Alcohol Franchise Laws: Nothing But Margin Theft Producers and Retailers
It's legal. And it's unethical
It doesn’t matter how bad, how disruptive, or how insidious a law is. If it is clearly the law, courts are likely to forbid violating that law. The perfect example of this principle is the beer franchise law, which exists in a number of states including (as we recently found out) Maine.
Ashley Brandt, an alcohol beverage attorney who regulatory writes about alcohol beverage law, brings our attention to a case out of Maine that reminds us that “beer distribution franchise laws generally incorporate themselves into signed contracts whether the parties want it or not.”
Ashley describes what happens in this case very succinctly and you should read it here. Briefly, Vacationland Distributing sued Maine’s Fore River Brewing when the distributor was alerted by the brewer that it would be moving to a self-distribution model when its distribution contract with Vacationland was up.
Moving to self-distribution instead of using a wholesaler to distribute your product can make a great deal of sense from a number of perspectives. To begin with, the brewer’s profit margins expand significantly. Moreover, taking over one’s own distribution allows the brewer to much more closely control its messaging and branding rather than putting it in the hands of a distributor that does not have the same commitment to the brand.
What’s notable in this case is that there was a signed distribution agreement between Vacationland and Fore River Brewing that had a very specific end date (December 31, 2021) for their business relationship. Despite this, Vacationland Distributing argued that even having signed an agreement that included a very specific end date with no option to extend that agreement, Fore River Brewing was prohibited by Maine’s Beer Franchise statute from withdrawing from its distribution agreement with them.
The court in its decision writes:
“To the extent Fore River argues that Vacationland waived the [Beer Franchise] Act’s application or its right to reasonable compensation through the 2017 contract, the Act’s language itself defeats this argument. Fore River may not require Vacationland, through contract or otherwise, “to waive [Fore River’s] compliance with any provisions of [the Act]”
Fore River signed a contract that specifically ended in December 2021. Vacationland Distributors signed a contract that specifically ended in December 2021. None of this matters and the court’s decision was probably correctly rendered.
The very notion of a law that prohibits an alcohol producer from withdrawing from a relationship with a distributor is absurd and likely the most protectionist kind of alcohol law that does nothing to help producers and only codifies the right of distributors and wholesalers to be lazy Do-Nothings.

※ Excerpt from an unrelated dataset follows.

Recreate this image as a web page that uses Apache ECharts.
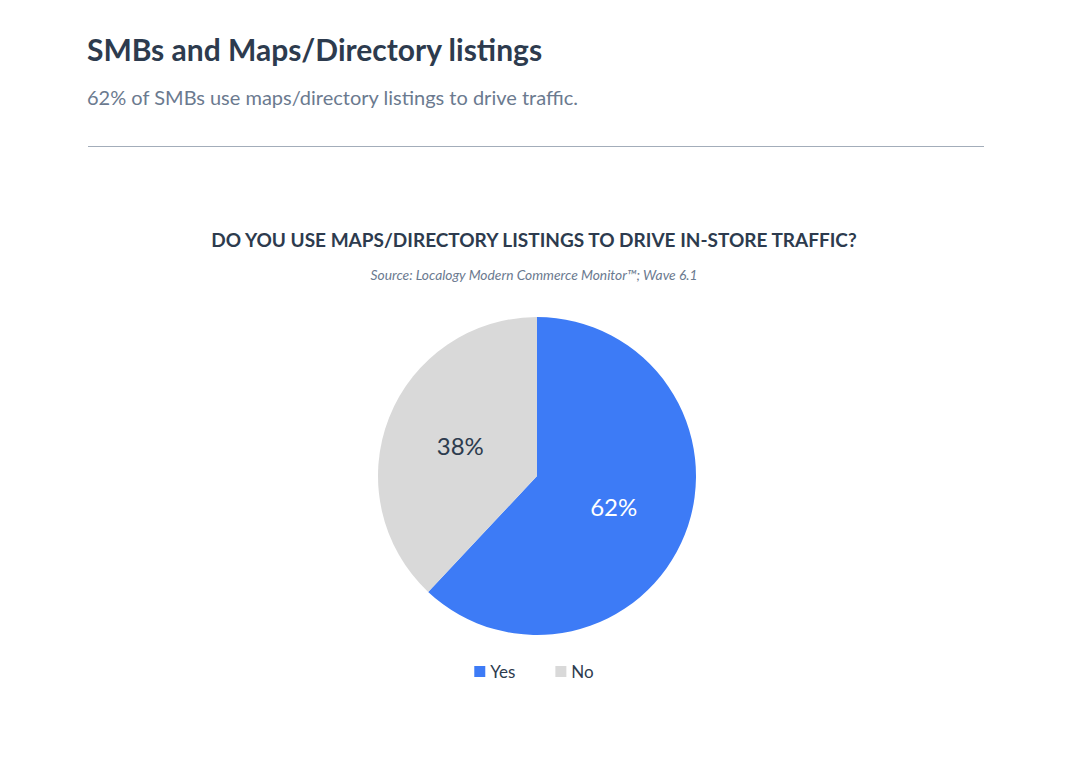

It’s no coincidence that the report issued earlier this year by the Treasury Department looking at the issue of competitiveness in the Alcohol industry called out Franchise laws as anti-competitive. Because of course, they are. The Treasury report has this conclusion to offer concerning franchise laws:
“In general, therefore, state franchise laws tend to increase the producers’ costs of obtaining distribution services from distributors, which, in turn, are likely to increase the costs of distribution. These laws have the effect of encouraging opportunism by distributors, thereby increasing the cost of producing and inhibiting the growth of craft producers.35 Such laws make it easier for the largest producers to defend their dominant positions, likely lead to higher prices for consumers, and reduce the variety of products available to consumers in those states.”
Because most states possess archaic alcohol laws that no longer serve their original purpose but instead serve the purpose of transferring producer and retailer margins to wholesalers who protect that codified margin theft via lobbying and influence purchasing, these nonsensical and protectionist franchise laws not only remain but are likely legal.